The DNA process disrupted by the U.N.C. team is called conjugation, which occurs when two bacteria sidle up to one another and punch holes in each of their outer membranes, allowing one microbe to shoot a single strand of DNA into the other. This mechanism is achieved via an enzyme called DNA relaxase, they noted, which acts as a gatekeeper, both initiating and ending the movement of the genetic material between the bacteria.

Scott Lujan, a graduate student in Redinbo's lab, made a key discovery: The DNA relaxase molecule has two "catalytic weapons" that allow it to perform its duties of breaking apart DNA strands. (Most other enzymes only have one; DNA relaxase needs two in order to contact the strands of DNA in the donating bacterial cell.) This finding alerted the team that in order for a chemical to disrupt DNA relaxase, it would need to block both catalytic sites on the enzyme.

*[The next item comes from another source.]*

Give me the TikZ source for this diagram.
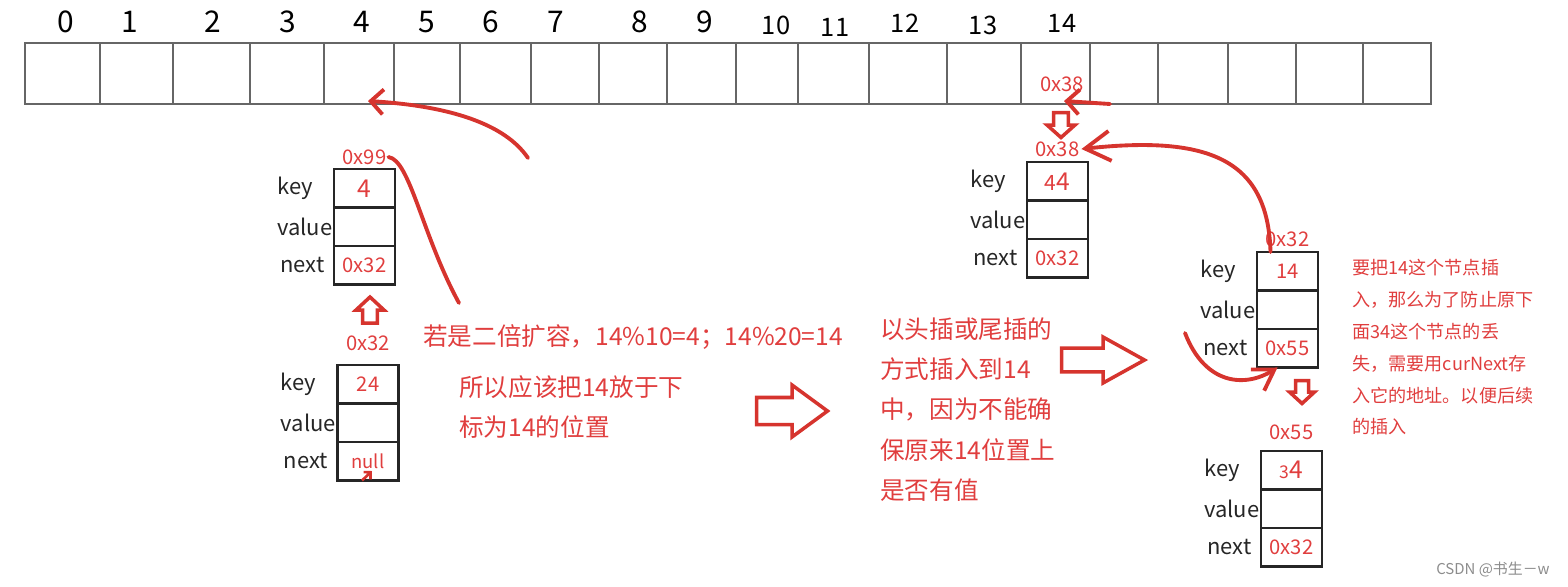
\documentclass[tikz,border=0pt]{standalone}
\usepackage{fontspec}
\setmainfont{Noto Sans CJK SC}
\usetikzlibrary{arrows.meta,positioning}
\definecolor{inkred}{RGB}{224,62,62}
\definecolor{penred}{RGB}{214,52,46}
\newcommand{\tikzentry}[6]{\node[cell, anchor=north] (#1k) at (#2) {#3}; \node[cell, below=0pt of #1k] (#1v) {}; \node[cell, below=0pt of #1v] (#1n) {#4};
  \node[field] (#1kl) at ([xshift=-1.14cm]#1k.west) {key}; \node[field] (#1vl) at ([xshift=-1.14cm]#1v.west) {value}; \node[field] (#1nl) at ([xshift=-1.08cm]#1n.west) {next};
  \node[addr] (#1a) at ([yshift=#6]#1k.north) {#5};}
\newcommand{\tikzblock}[4]{\draw[block, shift={(#1)}, rotate=#2, xscale=#3, yscale=#4] (-0.5,-0.26) -- (0,-0.26) -- (0,-0.5) -- (0.5,0) -- (0,0.5) -- (0,0.26) -- (-0.5,0.26) -- cycle;}
\tikzset{
  slot/.style={draw=black!60, line width=0.8pt, minimum height=1.22cm, inner sep=0pt, outer sep=0pt},
  index/.style={font=\fontsize{17}{19}\selectfont, inner sep=0pt},
  cell/.style={draw=black!85, line width=1.5pt, minimum width=1.22cm, minimum height=0.77cm, inner sep=0pt, outer sep=0pt, text=inkred, font=\fontsize{11.5}{13}\selectfont},
  field/.style={anchor=west, inner sep=0pt, text=black!85, font=\fontsize{12.5}{14}\selectfont},
  addr/.style={text=inkred, inner sep=1pt, font=\fontsize{11.5}{13}\selectfont},
  note/.style={text=inkred, align=left, inner sep=0pt, font=\fontsize{14}{23}\selectfont},
  smallnote/.style={text=inkred, align=left, inner sep=0pt, font=\fontsize{10.3}{18.1}\selectfont},
  block/.style={draw=penred, line width=2pt, fill=white, line join=miter},
  penline/.style={penred, line width=2.2pt, line cap=round},
  penarrow/.style={penline, -{Straight Barb[length=2.5mm,width=5mm]}},
  bigpenarrow/.style={penline, -{Straight Barb[length=5mm,width=6mm]}},
  sweeparrow/.style={penline, -{Straight Barb[length=4mm,width=5mm]}}
}
\begin{document}
\begin{tikzpicture}[x=0.02cm, y=-0.02cm]
  \useasboundingbox (0,0) rectangle (1568,586);
  % the table
  \foreach \xa/\xb [count=\i from 0] in {25/100, 100/173, 173/250, 250/324, 324/394, 394/460, 460/531, 531/599, 599/667, 667/736, 736/798, 798/869, 869/947, 947/1021, 1021/1090, 1090/1158, 1158/1228, 1228/1296, 1296/1363, 1363/1431}
  {
    \pgfmathsetmacro{\w}{(\xb-\xa)*0.02}
    \node[slot, minimum width=\w cm, anchor=north west] (c\i) at (\xa,43) {};
  }
  \foreach \i/\x in {0/66, 1/130, 2/213, 3/288, 4/362, 5/427, 6/491, 7/556, 8/640, 9/705}
    \node[index] (n\i) at (\x,22) {\i};
  \foreach \i/\x/\y in {10/776/25, 11/835/27, 12/905/23, 13/983/25, 14/1062/23}
    \node[index, font=\fontsize{14.5}{16}\selectfont] (n\i) at (\x,\y) {\i};
  \node[addr] (c14a) at (1062,84) {0x38};

  % entries
  \tikzentry{A}{364.5,169}{\fontsize{14}{16}\selectfont 4}{0x32}{0x99}{0.24cm}
  \tikzentry{B}{368,365}{24}{\fontsize{10.5}{12}\selectfont null}{0x32}{0.44cm}
  \tikzentry{C}{1057.5,162}{\fontsize{12}{14}\selectfont 4\fontsize{14}{16}\selectfont 4}{0x32}{0x38}{0.26cm}
  \tikzentry{D}{1287.5,252}{14}{0x55}{0x32}{0.26cm}
  \tikzentry{E}{1291.5,451}{\fontsize{10}{12}\selectfont 3\fontsize{14}{16}\selectfont 4}{0x32}{0x55}{0.38cm}

  % notes
  \node[note, anchor=west] (why) at (423,337) {若是二倍扩容，14\%10=4；14\%20=14};
  \node[note, anchor=west] (so) at (459,407) {所以应该把14放于下\\标为14的位置};
  \node[note, anchor=west] (how) at (880,409.5) {以头插或尾插的\\方式插入到14\\中，因为不能确\\保原来14位置上\\是否有值};
  \node[smallnote, anchor=west] (keep) at (1352,347.5) {要把14这个节点插\\入，那么为了防止原下\\面34这个节点的丢\\失，需要用curNext存\\入它的地址。以便后续\\的插入};
  \node[text=black!45, inner sep=0pt, font=\fontsize{8.5}{10}\selectfont] (csdn) at (1493,570) {CSDN @书生－w};

  % hollow arrows
  \tikzblock{792,411}{0}{71}{52}
  \tikzblock{1103,360}{0}{83}{46}
  \tikzblock{370,310}{90}{26}{28}
  \tikzblock{1061,125}{-90}{25}{28}
  \tikzblock{1302,392}{-90}{23}{25}

  % pen strokes
  \coordinate (hookA) at (528,158);
  \coordinate (tailA) at (459,303);
  \coordinate (hookC) at (1110,104);
  \coordinate (hookD) at (1185,333);
  \coordinate (nullmark) at (372,471);
  \draw[penarrow] (hookA) .. controls (505,124) and (450,106) .. ([xshift=0.18cm,yshift=0.06cm]c4.south);
  \draw[penline] (Aa.east) .. controls (410,160) and (422,235) .. (tailA);
  \draw[penarrow] (hookC) -- ([xshift=0.17cm,yshift=0.06cm]c14.south);
  \draw[bigpenarrow] ([xshift=-0.34cm]Dk.north) .. controls (1268,160) and (1210,135) .. (Ca.east);
  \draw[sweeparrow] (hookD) .. controls (1205,385) and (1245,388) .. ([xshift=-0.2cm]Dn.south);
  \draw[penred, line width=1.5pt, -{Straight Barb[length=1mm,width=2mm]}] ([xshift=-0.12cm]Bn.south) -- (nullmark);
\end{tikzpicture}
\end{document}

They settled on bisphosphonates, which have already been approved by the Food and Drug Administration (FDA) to battle osteoporosis, a bone-thinning disease. Two drugs, clodronate and etidronate (aka Didronel), blocked DNA relaxase and, as a result, conjugation. An unexpected result of this disruption, however, was the fact that the antibiotic-resistant Escherichia coli bacteria that were trying to pass their genes along actually died when their DNA relaxase was shielded.

Redinbo says that his group is studying mice carrying infections in their gastrointestinal tract, skin and muscle tissue to see if the new mechanism for disrupting DNA relaxase is effective in the mammalian body. But he adds that "a clinician could use these approved drugs right away if faced with a resistant bacteria."